A hash algorithm turns an ordinary message into a “digital fingerprint,” which can then be used to keep the original message secret during transit or to guarantee that it hasn’t been tampered with en route. But a hash function is only considered secure if there is no practical way to run it backward and find the original message from the fingerprint. Equally important, there should be no trivial way to produce two messages with exactly the same fingerprint. The weaknesses discovered by Wang and others relate to this problem–something cryptographers call “a collision.” The latter issue is complicated by the fact that it is impossible to completely avoid collisions. So the best algorithm is one that simply makes collisions extremely hard to produce. “You shouldn’t be able to find them,” says William Burr, manager of the Security Technology Group for NIST. “The computation should be too great.”

But competition entrants face another major challenge. While encryption algorithms rely on keeping a “key” secret from attackers, cryptographic hash functions can have no such secrets. This gives an attacker plenty of avenues for cracking a hash algorithm, says Burr.

“Hash functions are the most widely used and the most poorly understood cryptographic primitives,” adds Bruce Schneier, chief security technology officer at BT Counterpane and one of the competition entrants. “It’s possible that everything gets broken here, simply because we don’t really understand how hash functions work.”

It will take a long time to find a new algorithm and get it ready for general use, so NIST decided not to wait until SHA-2 was actually compromised. Burr notes that SHA-1, an older hash algorithm that NIST no longer recommends because of weaknesses uncovered by Wang, “is more damaged than destroyed,” since a great deal of computation is still needed to find a collision. “We decided we had to rethink the whole thing,” Burr adds, “because we were just learning more and more about [how hash functions can be attacked], a lot of it disquieting.”

Beyond relieving worries about security, a new algorithm can take advantage of new trends in computing, such as dual-core processors, making it faster. “Hashes are the workhorse of cryptography,” Schneier says, “so performance is critical.”

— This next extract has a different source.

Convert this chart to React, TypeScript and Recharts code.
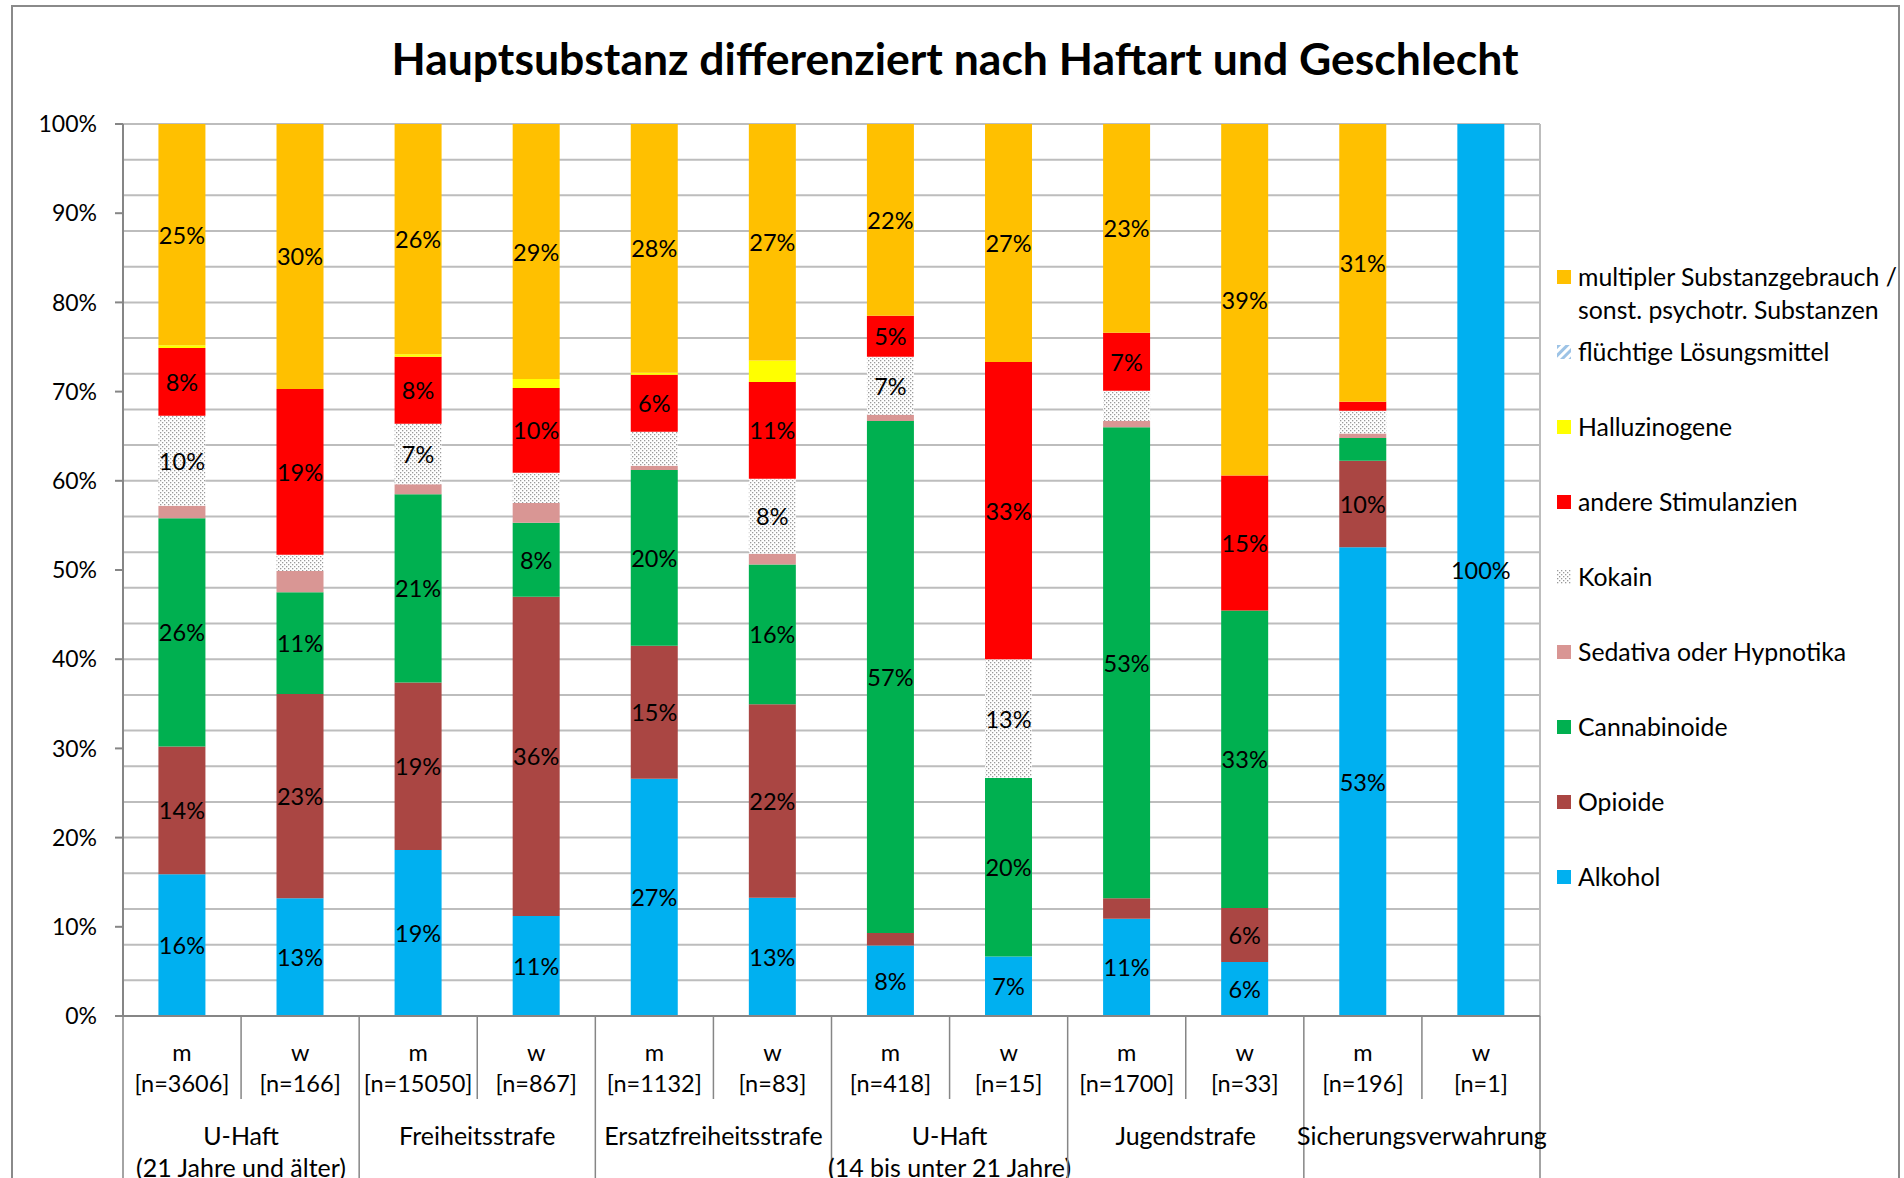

NIST has received 64 entries for the competition and is looking for ways to narrow down the list. When NIST publishes the short list of entries at the end of this month, cryptographers the world over will begin analyzing them. This promises to be a lengthy process. “For many of the good submissions, discussions about their security will become more subtle than just talking about broken versus nonbroken,” says Christian Rechberger, a lecturer in cryptography at the Institute for Applied Information Processing and Communications, in Austria, and another competition entrant. “For this discussion, the time until the planned decision in 2012 is definitely needed.”

Brian Gladman, a U.K. cryptographer, says that the list of researchers who have submitted algorithms for the competition is impressive. It includes submissions from luminaries such as MIT computer-science professor Ron Rivest, who has already written several highly influential hash functions, and Joan Daemen, one of the designers of a widely-used encryption standard known as the Advanced Encryption Standard (AES).

Rechberger helps maintain the SHA-3 Zoo, a website that collects entries and related analysis. Ultimately, there could be several finalists that remain unbroken at the end of the competition. At the end, the winner will be chosen based on other considerations, such as its speed. For the coming months, however, analysis of entries will do much to advance the understanding of hash functions. And, more dramatically, cryptographers will begin breaking one another’s algorithms.